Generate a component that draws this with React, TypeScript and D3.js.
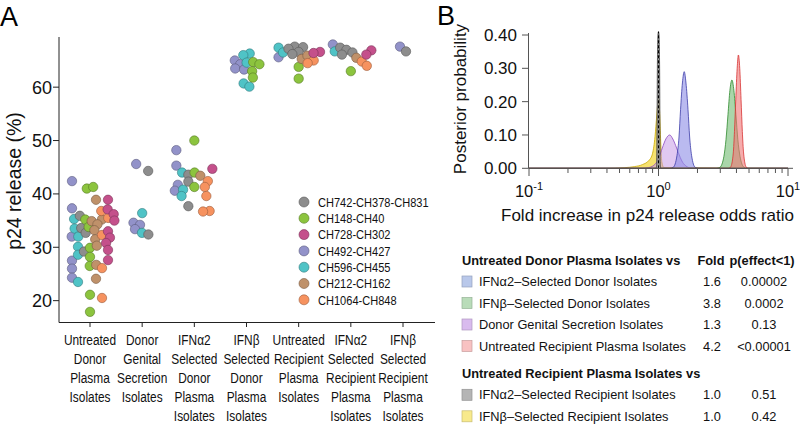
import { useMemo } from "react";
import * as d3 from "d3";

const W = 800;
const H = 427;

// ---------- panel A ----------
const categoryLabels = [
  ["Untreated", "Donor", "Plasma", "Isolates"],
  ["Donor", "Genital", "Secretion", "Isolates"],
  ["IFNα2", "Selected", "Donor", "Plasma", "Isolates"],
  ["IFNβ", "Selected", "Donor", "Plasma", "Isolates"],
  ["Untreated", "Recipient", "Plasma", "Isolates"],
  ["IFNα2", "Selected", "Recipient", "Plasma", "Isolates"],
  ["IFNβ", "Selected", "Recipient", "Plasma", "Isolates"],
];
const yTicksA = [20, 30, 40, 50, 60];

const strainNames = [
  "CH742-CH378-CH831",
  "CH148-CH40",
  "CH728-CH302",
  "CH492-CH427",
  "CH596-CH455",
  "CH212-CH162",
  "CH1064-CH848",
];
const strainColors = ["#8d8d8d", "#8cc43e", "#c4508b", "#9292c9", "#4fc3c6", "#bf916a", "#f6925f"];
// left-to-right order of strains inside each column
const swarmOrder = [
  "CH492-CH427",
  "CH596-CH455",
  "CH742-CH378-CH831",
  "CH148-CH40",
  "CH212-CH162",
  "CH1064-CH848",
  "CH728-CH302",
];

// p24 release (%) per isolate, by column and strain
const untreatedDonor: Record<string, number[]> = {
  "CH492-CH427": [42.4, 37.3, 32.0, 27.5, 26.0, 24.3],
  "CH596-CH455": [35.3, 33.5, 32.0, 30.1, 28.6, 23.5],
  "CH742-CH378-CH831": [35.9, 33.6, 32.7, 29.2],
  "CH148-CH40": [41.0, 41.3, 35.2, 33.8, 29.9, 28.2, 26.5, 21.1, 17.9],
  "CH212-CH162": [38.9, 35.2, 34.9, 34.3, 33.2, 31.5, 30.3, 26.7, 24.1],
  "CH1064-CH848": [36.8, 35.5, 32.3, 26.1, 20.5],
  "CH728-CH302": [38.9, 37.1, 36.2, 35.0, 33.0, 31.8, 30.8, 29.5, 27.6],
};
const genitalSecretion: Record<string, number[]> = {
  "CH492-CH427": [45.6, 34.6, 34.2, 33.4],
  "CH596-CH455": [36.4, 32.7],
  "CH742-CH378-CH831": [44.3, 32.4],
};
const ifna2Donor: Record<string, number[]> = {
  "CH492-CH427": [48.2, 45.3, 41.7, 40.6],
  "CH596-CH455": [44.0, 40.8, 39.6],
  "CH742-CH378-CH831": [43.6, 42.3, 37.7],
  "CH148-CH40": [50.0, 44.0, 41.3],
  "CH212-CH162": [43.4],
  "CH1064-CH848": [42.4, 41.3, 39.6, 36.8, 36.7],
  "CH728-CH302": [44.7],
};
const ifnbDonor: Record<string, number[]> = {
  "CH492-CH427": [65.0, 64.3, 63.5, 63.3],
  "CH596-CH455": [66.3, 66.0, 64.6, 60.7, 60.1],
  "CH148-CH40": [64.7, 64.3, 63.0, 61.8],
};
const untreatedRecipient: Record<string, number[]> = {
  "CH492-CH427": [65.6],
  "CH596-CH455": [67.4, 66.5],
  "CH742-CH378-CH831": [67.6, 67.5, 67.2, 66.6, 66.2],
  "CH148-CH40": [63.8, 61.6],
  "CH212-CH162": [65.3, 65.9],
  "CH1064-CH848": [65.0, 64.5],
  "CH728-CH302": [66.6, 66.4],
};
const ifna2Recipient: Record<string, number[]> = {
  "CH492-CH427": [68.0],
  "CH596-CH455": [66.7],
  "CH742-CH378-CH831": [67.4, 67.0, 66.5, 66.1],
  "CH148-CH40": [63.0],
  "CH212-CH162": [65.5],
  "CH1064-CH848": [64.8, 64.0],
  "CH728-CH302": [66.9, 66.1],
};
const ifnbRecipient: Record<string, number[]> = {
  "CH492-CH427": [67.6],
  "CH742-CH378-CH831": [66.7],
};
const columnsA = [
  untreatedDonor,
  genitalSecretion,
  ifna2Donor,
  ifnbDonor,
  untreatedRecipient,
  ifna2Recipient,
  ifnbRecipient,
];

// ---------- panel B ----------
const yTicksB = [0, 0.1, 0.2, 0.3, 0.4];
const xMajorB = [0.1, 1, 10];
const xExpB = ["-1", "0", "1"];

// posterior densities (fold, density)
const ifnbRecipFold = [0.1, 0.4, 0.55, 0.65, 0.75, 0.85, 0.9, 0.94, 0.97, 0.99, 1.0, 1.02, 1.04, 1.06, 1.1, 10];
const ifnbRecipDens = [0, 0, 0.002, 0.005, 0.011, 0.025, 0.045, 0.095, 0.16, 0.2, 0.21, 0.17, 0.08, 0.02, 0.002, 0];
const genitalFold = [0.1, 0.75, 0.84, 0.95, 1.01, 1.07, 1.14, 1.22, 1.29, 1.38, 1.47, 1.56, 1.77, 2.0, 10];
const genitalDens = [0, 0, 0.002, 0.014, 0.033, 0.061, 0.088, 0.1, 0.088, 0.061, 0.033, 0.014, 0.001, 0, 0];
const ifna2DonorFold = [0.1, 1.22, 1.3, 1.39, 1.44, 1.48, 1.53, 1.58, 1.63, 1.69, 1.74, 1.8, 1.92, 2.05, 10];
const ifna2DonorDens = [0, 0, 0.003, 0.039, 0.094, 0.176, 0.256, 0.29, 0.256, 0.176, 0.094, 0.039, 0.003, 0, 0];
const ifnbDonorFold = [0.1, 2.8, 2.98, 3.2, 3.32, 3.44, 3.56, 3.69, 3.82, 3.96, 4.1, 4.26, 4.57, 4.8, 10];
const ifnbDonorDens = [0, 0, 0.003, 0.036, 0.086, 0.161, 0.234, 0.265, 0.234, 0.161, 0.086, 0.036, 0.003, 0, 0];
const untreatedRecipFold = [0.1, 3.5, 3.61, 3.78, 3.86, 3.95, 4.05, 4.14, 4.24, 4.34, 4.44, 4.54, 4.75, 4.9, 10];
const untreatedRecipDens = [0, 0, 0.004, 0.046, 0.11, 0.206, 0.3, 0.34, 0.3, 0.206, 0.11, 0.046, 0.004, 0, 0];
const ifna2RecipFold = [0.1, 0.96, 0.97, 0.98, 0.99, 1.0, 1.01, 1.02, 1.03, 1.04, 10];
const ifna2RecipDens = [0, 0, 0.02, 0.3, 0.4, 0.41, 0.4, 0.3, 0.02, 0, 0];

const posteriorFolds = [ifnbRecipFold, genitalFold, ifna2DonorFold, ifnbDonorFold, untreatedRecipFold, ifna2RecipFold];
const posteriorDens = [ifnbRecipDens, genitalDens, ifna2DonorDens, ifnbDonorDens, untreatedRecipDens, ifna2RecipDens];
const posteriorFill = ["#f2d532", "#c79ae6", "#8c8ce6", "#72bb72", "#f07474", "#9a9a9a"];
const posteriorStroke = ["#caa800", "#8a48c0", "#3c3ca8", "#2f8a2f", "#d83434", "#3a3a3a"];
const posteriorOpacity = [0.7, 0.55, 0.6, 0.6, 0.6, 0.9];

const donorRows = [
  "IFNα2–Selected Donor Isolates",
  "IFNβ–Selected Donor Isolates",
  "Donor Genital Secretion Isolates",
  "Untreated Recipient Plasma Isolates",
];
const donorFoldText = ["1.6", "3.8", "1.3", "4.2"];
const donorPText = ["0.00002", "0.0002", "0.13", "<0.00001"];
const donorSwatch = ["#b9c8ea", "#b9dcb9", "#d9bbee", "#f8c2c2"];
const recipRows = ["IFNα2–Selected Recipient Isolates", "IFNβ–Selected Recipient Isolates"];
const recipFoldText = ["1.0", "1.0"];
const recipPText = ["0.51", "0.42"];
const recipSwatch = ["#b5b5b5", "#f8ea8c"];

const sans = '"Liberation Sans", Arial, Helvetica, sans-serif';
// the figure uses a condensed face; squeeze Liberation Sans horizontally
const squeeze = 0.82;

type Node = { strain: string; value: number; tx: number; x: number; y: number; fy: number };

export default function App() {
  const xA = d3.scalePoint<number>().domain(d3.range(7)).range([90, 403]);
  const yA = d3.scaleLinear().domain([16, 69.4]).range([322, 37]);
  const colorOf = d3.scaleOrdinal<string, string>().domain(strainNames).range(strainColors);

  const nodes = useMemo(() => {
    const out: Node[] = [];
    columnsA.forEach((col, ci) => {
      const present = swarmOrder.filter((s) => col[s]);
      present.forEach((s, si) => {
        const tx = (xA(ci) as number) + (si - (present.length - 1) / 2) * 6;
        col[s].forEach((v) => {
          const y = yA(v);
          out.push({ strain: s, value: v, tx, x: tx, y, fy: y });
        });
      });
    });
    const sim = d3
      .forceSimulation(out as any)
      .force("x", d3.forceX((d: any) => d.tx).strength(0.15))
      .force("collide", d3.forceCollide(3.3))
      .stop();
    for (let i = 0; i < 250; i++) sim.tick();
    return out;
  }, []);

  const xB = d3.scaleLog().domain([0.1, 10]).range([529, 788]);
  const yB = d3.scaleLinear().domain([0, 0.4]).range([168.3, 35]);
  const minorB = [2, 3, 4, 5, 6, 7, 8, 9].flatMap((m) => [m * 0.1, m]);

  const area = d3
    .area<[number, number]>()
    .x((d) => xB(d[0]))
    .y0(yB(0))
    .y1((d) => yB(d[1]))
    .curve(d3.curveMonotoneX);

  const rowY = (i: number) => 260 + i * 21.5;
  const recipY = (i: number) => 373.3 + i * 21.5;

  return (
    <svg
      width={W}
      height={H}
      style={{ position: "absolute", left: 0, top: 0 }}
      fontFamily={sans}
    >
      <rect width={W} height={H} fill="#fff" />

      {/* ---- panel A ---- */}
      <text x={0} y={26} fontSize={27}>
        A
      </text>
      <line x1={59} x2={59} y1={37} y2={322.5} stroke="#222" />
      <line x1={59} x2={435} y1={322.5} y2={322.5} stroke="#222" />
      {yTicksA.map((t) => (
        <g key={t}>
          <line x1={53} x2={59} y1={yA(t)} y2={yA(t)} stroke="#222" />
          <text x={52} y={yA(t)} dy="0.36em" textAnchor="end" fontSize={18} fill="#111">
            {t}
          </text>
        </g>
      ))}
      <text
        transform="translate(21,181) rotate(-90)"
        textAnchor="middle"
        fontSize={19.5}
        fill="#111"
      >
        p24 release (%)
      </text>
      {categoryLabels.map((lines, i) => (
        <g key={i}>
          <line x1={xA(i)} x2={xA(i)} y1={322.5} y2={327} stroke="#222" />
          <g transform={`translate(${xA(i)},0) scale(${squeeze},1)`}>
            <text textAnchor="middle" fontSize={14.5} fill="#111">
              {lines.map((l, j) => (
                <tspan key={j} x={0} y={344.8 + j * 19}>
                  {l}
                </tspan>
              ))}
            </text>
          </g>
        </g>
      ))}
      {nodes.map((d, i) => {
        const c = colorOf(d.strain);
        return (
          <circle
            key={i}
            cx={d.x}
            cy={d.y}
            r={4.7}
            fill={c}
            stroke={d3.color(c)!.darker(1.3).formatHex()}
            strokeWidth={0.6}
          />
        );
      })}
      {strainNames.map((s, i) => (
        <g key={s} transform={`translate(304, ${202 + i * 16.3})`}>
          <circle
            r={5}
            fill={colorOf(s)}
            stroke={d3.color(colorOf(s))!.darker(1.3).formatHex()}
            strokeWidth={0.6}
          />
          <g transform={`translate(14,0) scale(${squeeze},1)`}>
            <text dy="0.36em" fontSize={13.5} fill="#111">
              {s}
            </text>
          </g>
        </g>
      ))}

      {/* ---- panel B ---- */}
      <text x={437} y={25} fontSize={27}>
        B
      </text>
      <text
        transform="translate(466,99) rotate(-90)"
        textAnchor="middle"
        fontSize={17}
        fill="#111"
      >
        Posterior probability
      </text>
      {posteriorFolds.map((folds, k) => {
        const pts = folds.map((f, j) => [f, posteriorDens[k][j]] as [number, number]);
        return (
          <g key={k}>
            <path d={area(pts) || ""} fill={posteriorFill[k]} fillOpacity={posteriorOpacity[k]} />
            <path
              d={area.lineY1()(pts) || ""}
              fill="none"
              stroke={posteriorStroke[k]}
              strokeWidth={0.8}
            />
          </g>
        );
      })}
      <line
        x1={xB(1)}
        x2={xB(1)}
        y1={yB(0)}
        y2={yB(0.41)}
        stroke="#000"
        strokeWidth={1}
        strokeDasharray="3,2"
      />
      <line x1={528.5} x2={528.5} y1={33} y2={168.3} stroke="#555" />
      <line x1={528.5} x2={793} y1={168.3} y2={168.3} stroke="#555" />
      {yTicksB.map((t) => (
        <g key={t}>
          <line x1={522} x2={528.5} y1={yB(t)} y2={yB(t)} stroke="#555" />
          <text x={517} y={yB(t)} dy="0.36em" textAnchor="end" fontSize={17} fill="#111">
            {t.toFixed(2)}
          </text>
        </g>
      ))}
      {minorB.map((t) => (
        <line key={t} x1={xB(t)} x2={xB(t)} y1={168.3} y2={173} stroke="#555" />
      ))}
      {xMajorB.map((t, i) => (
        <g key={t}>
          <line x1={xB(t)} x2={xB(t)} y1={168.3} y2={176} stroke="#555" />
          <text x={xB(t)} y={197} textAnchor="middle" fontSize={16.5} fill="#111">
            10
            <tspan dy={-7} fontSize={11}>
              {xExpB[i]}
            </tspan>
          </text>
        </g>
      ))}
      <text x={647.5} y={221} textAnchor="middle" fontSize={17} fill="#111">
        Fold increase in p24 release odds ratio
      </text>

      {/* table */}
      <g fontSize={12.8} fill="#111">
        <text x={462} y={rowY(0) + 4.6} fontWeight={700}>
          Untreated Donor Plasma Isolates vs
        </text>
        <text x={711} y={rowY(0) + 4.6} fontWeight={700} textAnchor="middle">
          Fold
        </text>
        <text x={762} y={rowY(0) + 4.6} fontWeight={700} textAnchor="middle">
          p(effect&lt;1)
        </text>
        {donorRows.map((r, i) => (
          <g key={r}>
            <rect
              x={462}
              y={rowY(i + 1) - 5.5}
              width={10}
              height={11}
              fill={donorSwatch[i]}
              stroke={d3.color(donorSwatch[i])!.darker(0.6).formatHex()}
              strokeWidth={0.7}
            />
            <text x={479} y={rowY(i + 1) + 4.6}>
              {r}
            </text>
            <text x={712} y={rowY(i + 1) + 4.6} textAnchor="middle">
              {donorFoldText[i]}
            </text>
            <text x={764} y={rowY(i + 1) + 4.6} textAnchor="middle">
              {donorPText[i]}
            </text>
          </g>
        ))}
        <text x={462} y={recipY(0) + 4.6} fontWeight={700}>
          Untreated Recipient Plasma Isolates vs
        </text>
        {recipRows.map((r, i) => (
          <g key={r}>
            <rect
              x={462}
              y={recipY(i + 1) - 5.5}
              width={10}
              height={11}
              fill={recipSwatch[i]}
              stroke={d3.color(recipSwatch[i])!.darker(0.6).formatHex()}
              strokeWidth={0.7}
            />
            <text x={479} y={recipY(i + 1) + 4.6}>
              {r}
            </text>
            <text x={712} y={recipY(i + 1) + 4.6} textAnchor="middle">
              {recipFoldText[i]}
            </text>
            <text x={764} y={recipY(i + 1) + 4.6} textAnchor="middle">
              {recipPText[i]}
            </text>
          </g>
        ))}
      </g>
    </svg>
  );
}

:: What you will do ::
Quote, exactly and only, the lines from the first line of the data above through the line containing "const yTicksA = [20, 30, 40, 50, 60];". The pictures do not belong in it.

:: Solution to this exercise ::
Generate a component that draws this with React, TypeScript and D3.js.
import { useMemo } from "react";
import * as d3 from "d3";

const W = 800;
const H = 427;

// ---------- panel A ----------
const categoryLabels = [
  ["Untreated", "Donor", "Plasma", "Isolates"],
  ["Donor", "Genital", "Secretion", "Isolates"],
  ["IFNα2", "Selected", "Donor", "Plasma", "Isolates"],
  ["IFNβ", "Selected", "Donor", "Plasma", "Isolates"],
  ["Untreated", "Recipient", "Plasma", "Isolates"],
  ["IFNα2", "Selected", "Recipient", "Plasma", "Isolates"],
  ["IFNβ", "Selected", "Recipient", "Plasma", "Isolates"],
];
const yTicksA = [20, 30, 40, 50, 60];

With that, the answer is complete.